Jamaican Autism and Disabilities Foundation awards the nation’s first ever Academic Scholarship geared specifically for Autistic students.
MCADF – PRESS RELEASE
As the first month of the fall academic term closes The Maia Chung Autism and Disabilities Foundation (MCADF) has chosen the first recipient of the scholarship for Autistic students, to be used for their academic and therapy needs.
The scholarship was launched last year… 2015, in collaboration with the Jamaican Ministry of Education, with then Education Minister Ronald Thwaites and Founder of the Autism and Disabilities Foundation Maia Chung in October, at the offices of the Ministry of Health in Kingston Jamaica.
The young recipient is 5 year old Shamarie Joshua Smart, a student at the Sylvia Foote Basic School in Kingston. Diagnosed at the age of three by his physician Dr. Maureen Samms-Vaughn, young Shamarie is also afflicted with seizures which affect his health.
The scholarship amount is 40 thousand dollars JMD yearly and goes to one Autistic student each year whose family applies for the benefit.
Based on the fact that the provision for the academic needs for Autistic Jamaican students are so limited, the Foundation, will award the scholarship to a primary school student, in one year , a secondary school student in the following year and a tertiary school student in the other year.
This pattern will pertain until the organisation’s fundraising activities and State support increases to award three scholarships yearly at all three levels.
The MCADF is a non-govermental and a non-profit that is eight years old.
According to MCADF founder, Maia Chung – “ it was a difficult decision, with such limited funds and so many educable Autistic children in Jamaica in need”.
She added, ” but in the end the team voted on Shamarie Smart. We intend to grow with this young man and watch his progress with our intervention, and log the progress he makes; in order that we may help the Autism situation in anyway we can from the lessons learnt from his specific case”.
She added that, “the scholarship was motivated by the life and development of the Ambassador of the MCADF Foundation Quinn Garren James Smith, who is now preparing for his CXC examinations, basically the Caribbean equivalent of college entry tests in the United States”.

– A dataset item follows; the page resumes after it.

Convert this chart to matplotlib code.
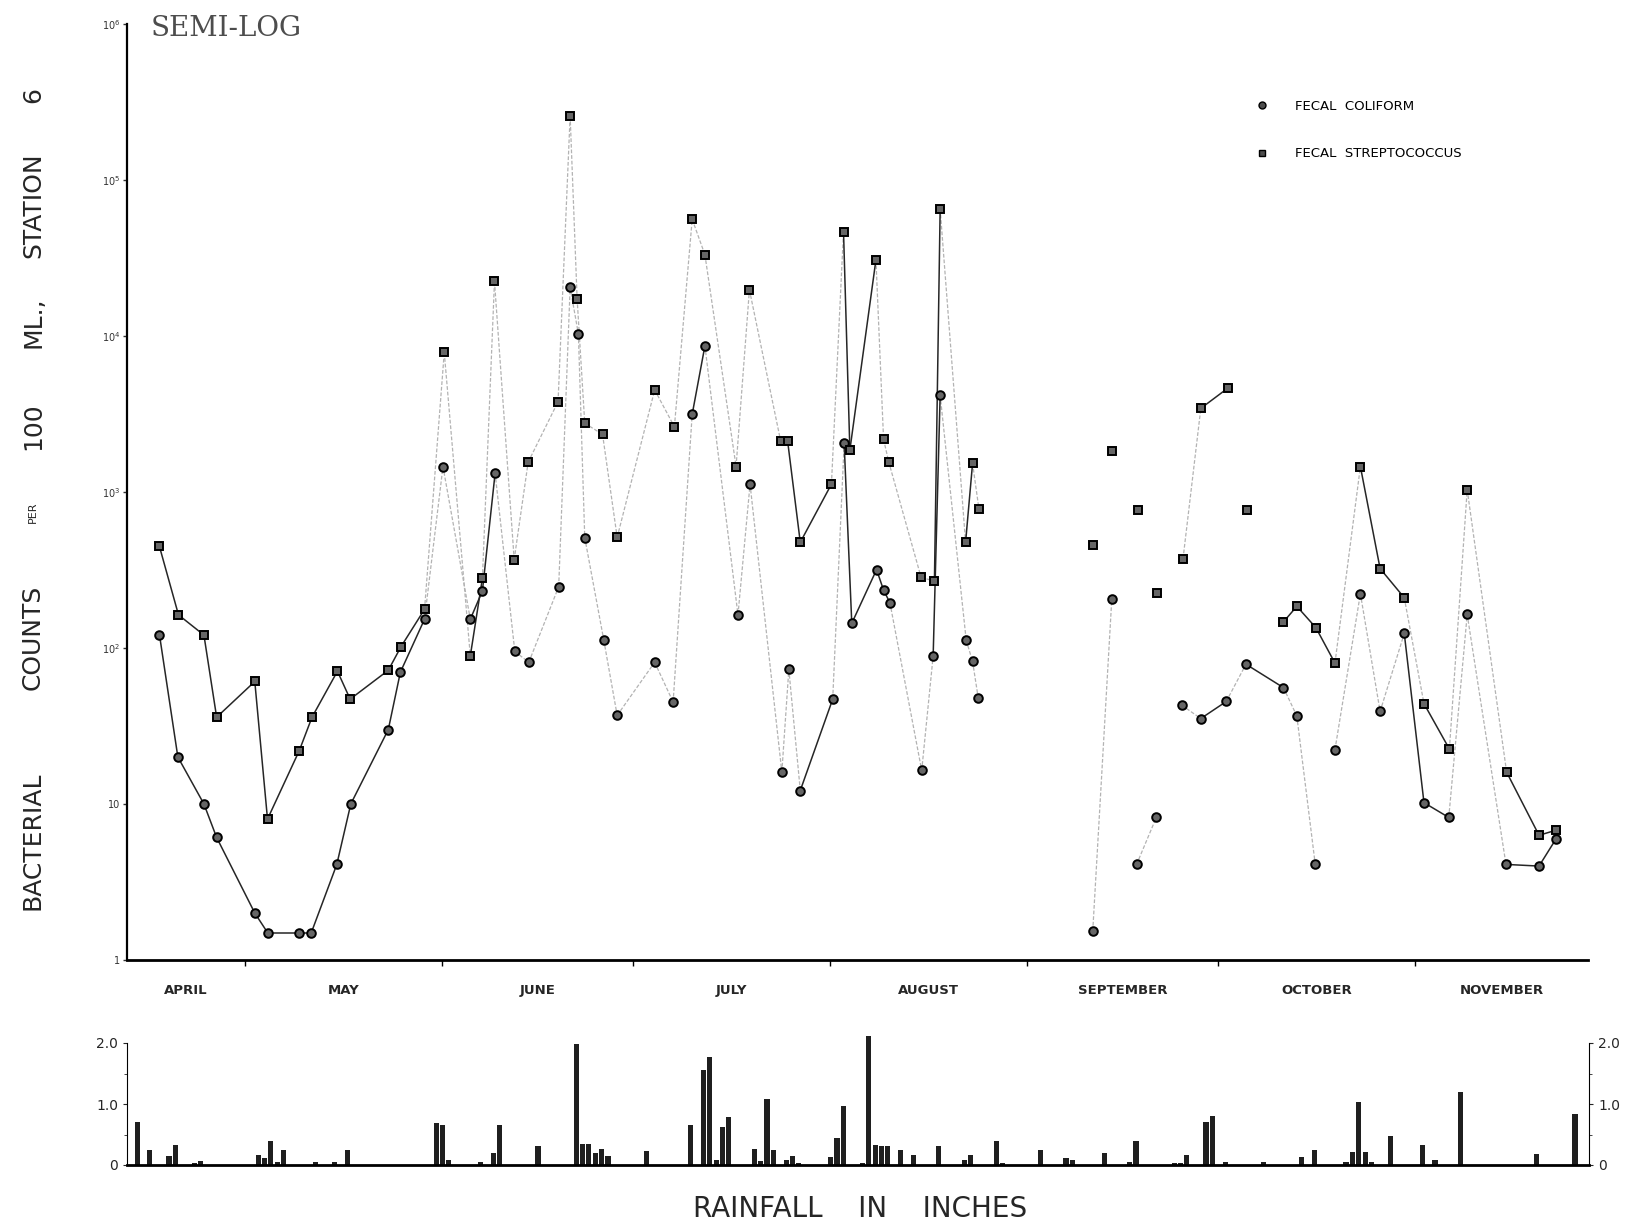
import numpy as np
import matplotlib.pyplot as plt
from matplotlib.lines import Line2D
from matplotlib.ticker import NullLocator

# day 0 = April 1
fc_day = [16.5, 19.4, 23.5, 25.5, 31.5, 33.5, 38.4, 40.4, 44.4, 46.6,
          52.5, 54.4, 58.2, 61.1, 65.4, 67.3, 69.3, 72.4, 74.6, 79.3,
          81.1, 82.4, 83.4, 86.4, 88.5, 94.4, 97.3, 100.3, 102.3, 107.5,
          109.4, 114.4, 115.5, 117.3, 122.4, 124.2, 125.4, 129.3, 130.4, 131.4,
          136.4, 138.2, 139.3, 143.4, 144.4, 145.3, 163.3, 166.3, 170.2, 173.3,
          177.3, 180.3, 184.3, 187.4, 193.3, 195.4, 198.3, 201.4, 205.4, 208.5,
          212.3, 215.4, 219.3, 222.2, 228.3, 233.5, 236.2]
fc_count = [122, 20, 10, 6.1, 2.0, 1.5, 1.5, 1.5, 4.1, 10,
            30, 70, 153, 1456, 153, 232, 1320, 95, 81, 247,
            20500, 10300, 510, 112, 37, 81, 45, 3150, 8650, 163,
            1123, 16, 73, 12.2, 47, 2055, 144, 318, 235, 195,
            16.4, 89, 4180, 112, 82, 47.5, 1.53, 207, 4.1, 8.2,
            43, 35.3, 45.4, 78.7, 55.7, 36.7, 4.1, 22.3, 223, 39.2,
            124, 10.2, 8.2, 164, 4.1, 4.0, 6.0]

fs_day = [16.5, 19.5, 23.5, 25.5, 31.5, 33.5, 38.5, 40.5, 44.5, 46.5,
          52.5, 54.5, 58.2, 61.3, 65.4, 67.3, 69.2, 72.3, 74.5, 79.2,
          81.1, 82.2, 83.4, 86.2, 88.5, 94.4, 97.5, 100.3, 102.3, 107.2,
          109.3, 114.2, 115.3, 117.3, 122.2, 124.1, 125.1, 129.2, 130.4, 131.2,
          136.3, 138.4, 139.3, 143.3, 144.4, 145.4, 163.3, 166.3, 170.4, 173.4,
          177.5, 180.3, 184.5, 187.5, 193.3, 195.4, 198.4, 201.4, 205.4, 208.5,
          212.3, 215.4, 219.4, 222.2, 228.4, 233.5, 236.2]
fs_count = [448, 163, 121, 36, 61, 8.0, 22, 36, 71, 47,
            72, 102, 177, 7840, 89, 279, 22400, 369, 1554, 3790,
            258000, 17300, 2760, 2340, 512, 4510, 2620, 56000, 33200, 1456,
            19800, 2135, 2135, 476, 1123, 46700, 1858, 30800, 2177, 1566,
            284, 268, 65200, 476, 1528, 778, 455, 1845, 763, 226,
            373, 3437, 4617, 763, 147, 185, 135, 80, 1456, 323,
            210, 44, 22.5, 1035, 16, 6.3, 6.8]

rain_day = [13, 15, 18, 19, 22, 23, 32, 33, 34, 35, 36, 41, 44, 46,
            60, 61, 62, 67, 69, 70, 76, 82, 83, 84, 85, 86, 87, 93,
            100, 102, 103, 104, 105, 106, 110, 111, 112, 113, 115, 116, 117,
            122, 123, 124, 127, 128, 129, 130, 131, 133, 135, 139, 143, 144,
            148, 149, 155, 159, 160, 165, 169, 170, 176, 177, 178, 181, 182, 184,
            190, 196, 198, 203, 204, 205, 206, 207, 210, 215, 217, 221, 233, 239]
rain_in = [0.70, 0.24, 0.15, 0.32, 0.03, 0.07, 0.16, 0.11, 0.39, 0.05, 0.24, 0.05, 0.05, 0.24,
           0.69, 0.66, 0.08, 0.05, 0.19, 0.66, 0.31, 1.98, 0.35, 0.35, 0.20, 0.27, 0.15, 0.23,
           0.65, 1.55, 1.77, 0.08, 0.62, 0.78, 0.26, 0.06, 1.08, 0.25, 0.08, 0.15, 0.04,
           0.13, 0.45, 0.96, 0.04, 2.12, 0.33, 0.31, 0.31, 0.24, 0.16, 0.31, 0.08, 0.17,
           0.40, 0.04, 0.24, 0.12, 0.09, 0.20, 0.05, 0.40, 0.04, 0.04, 0.17, 0.70, 0.81, 0.05,
           0.05, 0.13, 0.24, 0.05, 0.21, 1.04, 0.21, 0.05, 0.47, 0.33, 0.08, 1.20, 0.18, 0.84]

months = ["APRIL", "MAY", "JUNE", "JULY", "AUGUST", "SEPTEMBER", "OCTOBER", "NOVEMBER"]
month_start = [0, 30, 61, 91, 122, 153, 183, 214, 244]

x0, x1 = 11.4, 241.2

# which connecting segments are inked solid, and which are left out
fc_solid = set(range(0, 12)) | {14, 15, 27, 33, 35, 36, 37, 38, 41, 51, 53, 60, 61, 64, 65}
fc_skip = {45, 47, 49, 56}
fs_solid = set(range(0, 12)) | {14, 32, 33, 35, 36, 41, 43, 51, 54, 55, 56, 58, 59, 61, 64, 65}
fs_skip = {45, 46, 47, 48, 49, 52, 53}

W, H = 1630, 1225
fig = plt.figure(figsize=(W / 100, H / 100), dpi=100)
ax = fig.add_axes([127 / W, 1 - 960 / H, (1588 - 127) / W, (960 - 24) / H])
axr = fig.add_axes([127 / W, 1 - 1165 / H, (1589 - 127) / W, (1165 - 1043) / H])

solid = dict(color="0.15", lw=1.1, ls="-", zorder=2)
faint = dict(color="0.7", lw=0.9, ls=(0, (3, 1.5)), zorder=1)


def draw_series(days, vals, marker, ms, solid_segs, skip_segs):
    for i in range(len(days) - 1):
        if i in skip_segs:
            continue
        style = solid if i in solid_segs else faint
        ax.plot(days[i:i + 2], vals[i:i + 2], **style)
    ax.plot(days, vals, ls="none", marker=marker, ms=ms, mfc="0.4",
            mec="black", mew=1.4, zorder=3)


draw_series(fc_day, fc_count, "o", 6.2, fc_solid, fc_skip)
draw_series(fs_day, fs_count, "s", 5.6, fs_solid, fs_skip)

ax.set_yscale("log")
ax.set_ylim(1, 1e6)
ax.set_xlim(x0, x1)
for s in ["top", "right"]:
    ax.spines[s].set_visible(False)
ax.spines["left"].set_linewidth(1.6)
ax.spines["bottom"].set_linewidth(2.0)
ax.set_yticks([1, 10, 1e2, 1e3, 1e4, 1e5, 1e6])
ax.set_yticklabels(["1", "10", r"$10^2$", r"$10^3$", r"$10^4$", r"$10^5$", r"$10^6$"])
ax.yaxis.set_minor_locator(NullLocator())
ax.tick_params(axis="y", direction="out", length=3, width=1, labelsize=7, pad=2, colors="0.2")

bounds = [m for m in month_start if x0 < m < x1]
mids = [(max(a, x0) + min(b, x1)) / 2 for a, b in zip(month_start[:-1], month_start[1:])]
ax.set_xticks(bounds)
ax.set_xticklabels([])
ax.set_xticks(mids, minor=True)
ax.set_xticklabels(months, minor=True, fontweight="bold")
ax.tick_params(axis="x", which="major", direction="out", length=4, width=1)
ax.tick_params(axis="x", which="minor", length=0, pad=17, labelsize=9.5, colors="0.15")

handles = [Line2D([], [], ls="none", marker="o", ms=5, mfc="0.3", mec="black"),
           Line2D([], [], ls="none", marker="s", ms=4.5, mfc="0.3", mec="black")]
fig.legend(handles, ["FECAL  COLIFORM", "FECAL  STREPTOCOCCUS"], loc="upper left",
           bbox_to_anchor=(1255 / W, 1 - 100 / H), frameon=False, fontsize=9.5,
           handlelength=1.0, handletextpad=2.0, labelspacing=2.6, borderpad=0,
           borderaxespad=0)

# rainfall panel
axr.bar(rain_day, rain_in, width=0.8, color="0.12", clip_on=False)
axr.set_xlim(x0, x1)
axr.set_ylim(0, 2)
axr.spines["top"].set_visible(False)
axr.spines["bottom"].set_linewidth(2.0)
axr.set_xticks([])
axr.set_yticks([0, 1, 2])
axr.set_yticklabels(["0", "1.0", "2.0"])
axr.set_yticks([0.5, 1.5], minor=True)
axr.tick_params(axis="y", which="both", left=True, right=True, labelleft=True,
                labelright=True, direction="out", labelsize=10, colors="0.15")
axr.tick_params(axis="y", which="major", length=3)
axr.tick_params(axis="y", which="minor", length=2)

# titles and axis captions
fig.text(151 / W, 1 - 29 / H, "SEMI-LOG", family="DejaVu Serif", fontsize=20,
         ha="left", va="center", color="0.3")

ylabel_parts = [("BACTERIAL", 841, 18), ("COUNTS", 637, 18), ("PER", 512, 8),
                ("100", 426, 18), ("ML.,", 322, 18), ("STATION", 205, 18), ("6", 95, 18)]
for word, ypix, size in ylabel_parts:
    fig.text(33 / W, 1 - ypix / H, word, rotation=90, ha="center", va="center",
             fontsize=size, color="0.15")

fig.text(860 / W, 1 - 1209 / H, "RAINFALL    IN    INCHES", ha="center", va="center",
         fontsize=20, color="0.15")

fig.savefig("out.png", dpi=100)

Chung noted that when the Foundation started its work in 2008, it was focused on causes and cures, however as the evolution of the organization came about, it was revealed that there are a myriad of urgent issues. Especially the fact that a vast majority of diagnosed Autists are educable and would fall under any state laws that require all educable children, to be in school, in their appropriate context”.
In addition the ones that are capable, a vast majority of affected Jamaicans cannot afford.

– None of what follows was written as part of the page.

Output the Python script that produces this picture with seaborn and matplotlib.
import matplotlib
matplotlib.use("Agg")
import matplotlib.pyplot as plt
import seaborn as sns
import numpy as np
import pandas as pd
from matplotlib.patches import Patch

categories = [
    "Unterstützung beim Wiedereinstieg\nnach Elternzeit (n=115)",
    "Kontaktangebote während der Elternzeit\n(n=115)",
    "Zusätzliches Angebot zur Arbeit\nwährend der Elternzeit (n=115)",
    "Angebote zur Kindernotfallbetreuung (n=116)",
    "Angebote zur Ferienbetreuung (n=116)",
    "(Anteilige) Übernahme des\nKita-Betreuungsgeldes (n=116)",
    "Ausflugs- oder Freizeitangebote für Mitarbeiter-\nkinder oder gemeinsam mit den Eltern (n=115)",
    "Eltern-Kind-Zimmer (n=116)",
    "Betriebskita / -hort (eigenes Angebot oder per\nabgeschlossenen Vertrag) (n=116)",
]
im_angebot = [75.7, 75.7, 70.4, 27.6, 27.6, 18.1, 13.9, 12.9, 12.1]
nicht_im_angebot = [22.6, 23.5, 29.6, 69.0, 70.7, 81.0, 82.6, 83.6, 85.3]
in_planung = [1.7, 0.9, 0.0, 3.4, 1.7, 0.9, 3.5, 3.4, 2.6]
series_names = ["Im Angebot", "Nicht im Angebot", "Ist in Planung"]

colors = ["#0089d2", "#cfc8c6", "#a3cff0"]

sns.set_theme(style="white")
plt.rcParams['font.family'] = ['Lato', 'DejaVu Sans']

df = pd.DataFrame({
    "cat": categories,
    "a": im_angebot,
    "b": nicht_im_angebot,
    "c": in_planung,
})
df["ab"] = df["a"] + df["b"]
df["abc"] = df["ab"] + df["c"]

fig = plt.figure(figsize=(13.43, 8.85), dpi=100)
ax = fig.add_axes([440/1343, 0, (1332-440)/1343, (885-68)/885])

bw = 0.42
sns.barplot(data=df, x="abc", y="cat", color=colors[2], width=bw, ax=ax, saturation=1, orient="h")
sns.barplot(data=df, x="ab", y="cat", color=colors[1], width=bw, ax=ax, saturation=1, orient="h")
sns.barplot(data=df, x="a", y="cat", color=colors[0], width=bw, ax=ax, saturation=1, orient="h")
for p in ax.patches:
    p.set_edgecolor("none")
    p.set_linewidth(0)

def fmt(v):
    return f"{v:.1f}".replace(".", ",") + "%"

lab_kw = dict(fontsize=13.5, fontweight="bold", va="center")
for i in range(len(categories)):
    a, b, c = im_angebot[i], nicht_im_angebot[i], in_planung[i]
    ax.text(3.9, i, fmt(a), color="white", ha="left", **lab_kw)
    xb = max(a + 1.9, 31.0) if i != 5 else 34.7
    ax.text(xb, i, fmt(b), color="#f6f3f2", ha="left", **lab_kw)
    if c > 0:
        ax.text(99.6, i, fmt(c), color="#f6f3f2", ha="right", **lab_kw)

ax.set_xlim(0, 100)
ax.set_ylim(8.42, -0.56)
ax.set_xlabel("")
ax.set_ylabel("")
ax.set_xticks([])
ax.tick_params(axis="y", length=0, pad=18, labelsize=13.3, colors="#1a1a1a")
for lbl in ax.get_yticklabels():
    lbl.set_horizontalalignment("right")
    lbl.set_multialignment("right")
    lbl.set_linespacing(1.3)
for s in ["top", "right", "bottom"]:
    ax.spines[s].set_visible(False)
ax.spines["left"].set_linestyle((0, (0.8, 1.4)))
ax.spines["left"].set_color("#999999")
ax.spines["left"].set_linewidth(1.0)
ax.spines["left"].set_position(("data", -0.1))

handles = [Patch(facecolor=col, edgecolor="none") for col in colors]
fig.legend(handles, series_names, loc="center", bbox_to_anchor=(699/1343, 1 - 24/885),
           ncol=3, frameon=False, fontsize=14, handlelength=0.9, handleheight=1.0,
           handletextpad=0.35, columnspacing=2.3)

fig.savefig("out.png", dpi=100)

So according to Chung, “something needed to be done”.
Maia Chung added that anecdotally the number of Autism cases in Jamaica are growing. She stated the provisions are not growing as quickly as they are needed.
The mandate of Foundation, to develop better and better ways to assist Autistic Jamaicans, in ways that really impact the lives we touch.
The endorsement by the Jamaican Government is a great encouragement.
The scholarship is paid out over the period of the term of award for any academic and therapy needs it can cover, to help the beneficiary… access the best quality of life that the global human rights community endorses, no matter what their race, disability, ethnicity, belief or challenge.
For more on the organisation’s programmes and work log on to www.mcadf.org.
Autism is a complex neurobehavioral condition that includes impairments in social interaction and developmental language and communication skills combined with rigid, repetitive behaviors. Because of the range of symptoms, this condition is now called autism spectrum disorder (ASD).
It covers a large spectrum of symptoms, skills, and levels of impairment. ASD ranges in severity from a handicap that somewhat limits an otherwise normal life to a devastating disability that may require institutional care.
Children with autism have trouble communicating. They have trouble understanding what other people think and feel. This makes it very hard for them to express themselves either with words or through gestures, facial expressions, and touch.